§ Description of the task
All of the material below is to be restated word for word, apart from the pictures.

§ Data
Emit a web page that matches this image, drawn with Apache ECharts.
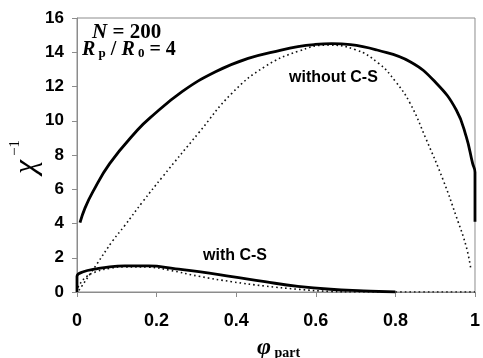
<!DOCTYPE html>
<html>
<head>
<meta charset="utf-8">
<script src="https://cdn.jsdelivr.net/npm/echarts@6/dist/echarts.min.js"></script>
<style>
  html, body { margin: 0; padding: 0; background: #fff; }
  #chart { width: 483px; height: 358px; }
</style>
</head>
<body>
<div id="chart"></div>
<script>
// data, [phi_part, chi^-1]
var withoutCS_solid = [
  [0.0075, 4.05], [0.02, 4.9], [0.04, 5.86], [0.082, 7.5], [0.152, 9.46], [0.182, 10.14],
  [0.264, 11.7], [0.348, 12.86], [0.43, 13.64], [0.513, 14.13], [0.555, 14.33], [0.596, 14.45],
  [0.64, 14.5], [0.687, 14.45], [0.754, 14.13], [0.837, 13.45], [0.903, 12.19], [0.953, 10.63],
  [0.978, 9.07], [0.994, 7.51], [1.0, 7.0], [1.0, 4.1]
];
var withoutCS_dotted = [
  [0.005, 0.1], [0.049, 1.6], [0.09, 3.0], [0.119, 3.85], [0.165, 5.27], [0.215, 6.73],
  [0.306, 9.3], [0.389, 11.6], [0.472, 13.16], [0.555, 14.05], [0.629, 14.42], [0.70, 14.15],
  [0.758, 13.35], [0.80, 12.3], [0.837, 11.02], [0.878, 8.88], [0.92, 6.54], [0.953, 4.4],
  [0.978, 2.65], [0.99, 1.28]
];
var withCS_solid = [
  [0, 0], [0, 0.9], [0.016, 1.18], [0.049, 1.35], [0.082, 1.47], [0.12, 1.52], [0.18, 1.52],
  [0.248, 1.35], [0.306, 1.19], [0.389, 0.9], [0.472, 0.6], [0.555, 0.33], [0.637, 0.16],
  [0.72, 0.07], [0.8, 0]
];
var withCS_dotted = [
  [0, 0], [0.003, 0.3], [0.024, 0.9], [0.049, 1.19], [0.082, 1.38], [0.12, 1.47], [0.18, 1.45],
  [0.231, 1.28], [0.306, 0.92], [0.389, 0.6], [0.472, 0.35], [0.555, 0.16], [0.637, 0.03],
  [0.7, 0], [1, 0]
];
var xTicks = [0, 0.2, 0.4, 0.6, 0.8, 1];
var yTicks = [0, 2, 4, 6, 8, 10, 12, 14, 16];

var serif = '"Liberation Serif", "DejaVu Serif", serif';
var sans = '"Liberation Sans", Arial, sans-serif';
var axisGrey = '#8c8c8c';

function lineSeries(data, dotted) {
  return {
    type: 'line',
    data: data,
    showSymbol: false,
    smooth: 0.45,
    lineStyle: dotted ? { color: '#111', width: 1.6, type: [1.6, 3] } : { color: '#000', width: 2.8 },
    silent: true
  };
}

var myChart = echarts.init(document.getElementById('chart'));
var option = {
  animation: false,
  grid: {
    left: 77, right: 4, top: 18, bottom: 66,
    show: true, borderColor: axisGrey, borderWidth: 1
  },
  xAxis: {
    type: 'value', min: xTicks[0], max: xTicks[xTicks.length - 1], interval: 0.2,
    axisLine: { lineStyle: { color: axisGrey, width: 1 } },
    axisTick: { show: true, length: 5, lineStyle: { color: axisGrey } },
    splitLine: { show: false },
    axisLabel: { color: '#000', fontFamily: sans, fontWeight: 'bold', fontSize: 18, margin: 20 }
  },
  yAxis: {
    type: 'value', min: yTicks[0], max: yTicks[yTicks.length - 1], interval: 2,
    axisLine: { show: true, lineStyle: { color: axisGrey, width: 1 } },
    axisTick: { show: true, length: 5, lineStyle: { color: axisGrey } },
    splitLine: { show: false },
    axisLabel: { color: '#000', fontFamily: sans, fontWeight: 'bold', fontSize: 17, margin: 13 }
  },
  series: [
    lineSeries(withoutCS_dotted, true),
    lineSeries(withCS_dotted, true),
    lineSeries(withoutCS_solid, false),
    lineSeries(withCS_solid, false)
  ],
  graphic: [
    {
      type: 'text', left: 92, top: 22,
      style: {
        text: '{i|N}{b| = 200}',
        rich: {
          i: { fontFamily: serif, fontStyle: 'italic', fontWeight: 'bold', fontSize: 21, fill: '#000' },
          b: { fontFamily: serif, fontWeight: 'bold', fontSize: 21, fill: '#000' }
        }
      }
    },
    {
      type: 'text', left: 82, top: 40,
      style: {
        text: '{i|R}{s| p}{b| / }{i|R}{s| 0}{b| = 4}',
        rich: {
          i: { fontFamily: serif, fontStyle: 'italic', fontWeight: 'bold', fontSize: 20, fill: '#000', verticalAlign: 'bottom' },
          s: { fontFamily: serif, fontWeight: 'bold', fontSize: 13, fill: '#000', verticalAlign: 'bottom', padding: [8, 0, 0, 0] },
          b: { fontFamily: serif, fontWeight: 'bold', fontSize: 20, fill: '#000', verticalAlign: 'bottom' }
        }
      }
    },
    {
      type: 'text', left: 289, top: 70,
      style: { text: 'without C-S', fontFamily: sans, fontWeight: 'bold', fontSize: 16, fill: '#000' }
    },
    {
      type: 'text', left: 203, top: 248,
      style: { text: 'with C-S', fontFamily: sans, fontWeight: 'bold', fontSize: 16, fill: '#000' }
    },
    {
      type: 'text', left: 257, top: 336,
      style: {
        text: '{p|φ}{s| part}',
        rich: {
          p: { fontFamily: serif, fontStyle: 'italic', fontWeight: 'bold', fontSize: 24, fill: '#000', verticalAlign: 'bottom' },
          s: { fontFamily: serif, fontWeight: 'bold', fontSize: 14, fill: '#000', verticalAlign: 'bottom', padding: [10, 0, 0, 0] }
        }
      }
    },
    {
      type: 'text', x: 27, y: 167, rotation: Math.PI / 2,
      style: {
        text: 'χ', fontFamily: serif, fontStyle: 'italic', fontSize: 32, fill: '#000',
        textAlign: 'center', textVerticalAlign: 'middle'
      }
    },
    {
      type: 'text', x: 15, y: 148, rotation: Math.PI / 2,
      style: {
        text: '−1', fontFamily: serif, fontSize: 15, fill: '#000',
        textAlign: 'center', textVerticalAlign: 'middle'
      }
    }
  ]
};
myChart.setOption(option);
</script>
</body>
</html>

§ Exercise response
Emit a web page that matches this image, drawn with Apache ECharts.
<!DOCTYPE html>
<html>
<head>
<meta charset="utf-8">
<script src="https://cdn.jsdelivr.net/npm/echarts@6/dist/echarts.min.js"></script>
<style>
  html, body { margin: 0; padding: 0; background: #fff; }
  #chart { width: 483px; height: 358px; }
</style>
</head>
<body>
<div id="chart"></div>
<script>
// data, [phi_part, chi^-1]
var withoutCS_solid = [
  [0.0075, 4.05], [0.02, 4.9], [0.04, 5.86], [0.082, 7.5], [0.152, 9.46], [0.182, 10.14],
  [0.264, 11.7], [0.348, 12.86], [0.43, 13.64], [0.513, 14.13], [0.555, 14.33], [0.596, 14.45],
  [0.64, 14.5], [0.687, 14.45], [0.754, 14.13], [0.837, 13.45], [0.903, 12.19], [0.953, 10.63],
  [0.978, 9.07], [0.994, 7.51], [1.0, 7.0], [1.0, 4.1]
];
var withoutCS_dotted = [
  [0.005, 0.1], [0.049, 1.6], [0.09, 3.0], [0.119, 3.85], [0.165, 5.27], [0.215, 6.73],
  [0.306, 9.3], [0.389, 11.6], [0.472, 13.16], [0.555, 14.05], [0.629, 14.42], [0.70, 14.15],
  [0.758, 13.35], [0.80, 12.3], [0.837, 11.02], [0.878, 8.88], [0.92, 6.54], [0.953, 4.4],
  [0.978, 2.65], [0.99, 1.28]
];
var withCS_solid = [
  [0, 0], [0, 0.9], [0.016, 1.18], [0.049, 1.35], [0.082, 1.47], [0.12, 1.52], [0.18, 1.52],
  [0.248, 1.35], [0.306, 1.19], [0.389, 0.9], [0.472, 0.6], [0.555, 0.33], [0.637, 0.16],
  [0.72, 0.07], [0.8, 0]
];
var withCS_dotted = [
  [0, 0], [0.003, 0.3], [0.024, 0.9], [0.049, 1.19], [0.082, 1.38], [0.12, 1.47], [0.18, 1.45],
  [0.231, 1.28], [0.306, 0.92], [0.389, 0.6], [0.472, 0.35], [0.555, 0.16], [0.637, 0.03],
  [0.7, 0], [1, 0]
];
var xTicks = [0, 0.2, 0.4, 0.6, 0.8, 1];
var yTicks = [0, 2, 4, 6, 8, 10, 12, 14, 16];

var serif = '"Liberation Serif", "DejaVu Serif", serif';
var sans = '"Liberation Sans", Arial, sans-serif';
var axisGrey = '#8c8c8c';

function lineSeries(data, dotted) {
  return {
    type: 'line',
    data: data,
    showSymbol: false,
    smooth: 0.45,
    lineStyle: dotted ? { color: '#111', width: 1.6, type: [1.6, 3] } : { color: '#000', width: 2.8 },
    silent: true
  };
}

var myChart = echarts.init(document.getElementById('chart'));
var option = {
  animation: false,
  grid: {
    left: 77, right: 4, top: 18, bottom: 66,
    show: true, borderColor: axisGrey, borderWidth: 1
  },
  xAxis: {
    type: 'value', min: xTicks[0], max: xTicks[xTicks.length - 1], interval: 0.2,
    axisLine: { lineStyle: { color: axisGrey, width: 1 } },
    axisTick: { show: true, length: 5, lineStyle: { color: axisGrey } },
    splitLine: { show: false },
    axisLabel: { color: '#000', fontFamily: sans, fontWeight: 'bold', fontSize: 18, margin: 20 }
  },
  yAxis: {
    type: 'value', min: yTicks[0], max: yTicks[yTicks.length - 1], interval: 2,
    axisLine: { show: true, lineStyle: { color: axisGrey, width: 1 } },
    axisTick: { show: true, length: 5, lineStyle: { color: axisGrey } },
    splitLine: { show: false },
    axisLabel: { color: '#000', fontFamily: sans, fontWeight: 'bold', fontSize: 17, margin: 13 }
  },
  series: [
    lineSeries(withoutCS_dotted, true),
    lineSeries(withCS_dotted, true),
    lineSeries(withoutCS_solid, false),
    lineSeries(withCS_solid, false)
  ],
  graphic: [
    {
      type: 'text', left: 92, top: 22,
      style: {
        text: '{i|N}{b| = 200}',
        rich: {
          i: { fontFamily: serif, fontStyle: 'italic', fontWeight: 'bold', fontSize: 21, fill: '#000' },
          b: { fontFamily: serif, fontWeight: 'bold', fontSize: 21, fill: '#000' }
        }
      }
    },
    {
      type: 'text', left: 82, top: 40,
      style: {
        text: '{i|R}{s| p}{b| / }{i|R}{s| 0}{b| = 4}',
        rich: {
          i: { fontFamily: serif, fontStyle: 'italic', fontWeight: 'bold', fontSize: 20, fill: '#000', verticalAlign: 'bottom' },
          s: { fontFamily: serif, fontWeight: 'bold', fontSize: 13, fill: '#000', verticalAlign: 'bottom', padding: [8, 0, 0, 0] },
          b: { fontFamily: serif, fontWeight: 'bold', fontSize: 20, fill: '#000', verticalAlign: 'bottom' }
        }
      }
    },
    {
      type: 'text', left: 289, top: 70,
      style: { text: 'without C-S', fontFamily: sans, fontWeight: 'bold', fontSize: 16, fill: '#000' }
    },
    {
      type: 'text', left: 203, top: 248,
      style: { text: 'with C-S', fontFamily: sans, fontWeight: 'bold', fontSize: 16, fill: '#000' }
    },
    {
      type: 'text', left: 257, top: 336,
      style: {
        text: '{p|φ}{s| part}',
        rich: {
          p: { fontFamily: serif, fontStyle: 'italic', fontWeight: 'bold', fontSize: 24, fill: '#000', verticalAlign: 'bottom' },
          s: { fontFamily: serif, fontWeight: 'bold', fontSize: 14, fill: '#000', verticalAlign: 'bottom', padding: [10, 0, 0, 0] }
        }
      }
    },
    {
      type: 'text', x: 27, y: 167, rotation: Math.PI / 2,
      style: {
        text: 'χ', fontFamily: serif, fontStyle: 'italic', fontSize: 32, fill: '#000',
        textAlign: 'center', textVerticalAlign: 'middle'
      }
    },
    {
      type: 'text', x: 15, y: 148, rotation: Math.PI / 2,
      style: {
        text: '−1', fontFamily: serif, fontSize: 15, fill: '#000',
        textAlign: 'center', textVerticalAlign: 'middle'
      }
    }
  ]
};
myChart.setOption(option);
</script>
</body>
</html>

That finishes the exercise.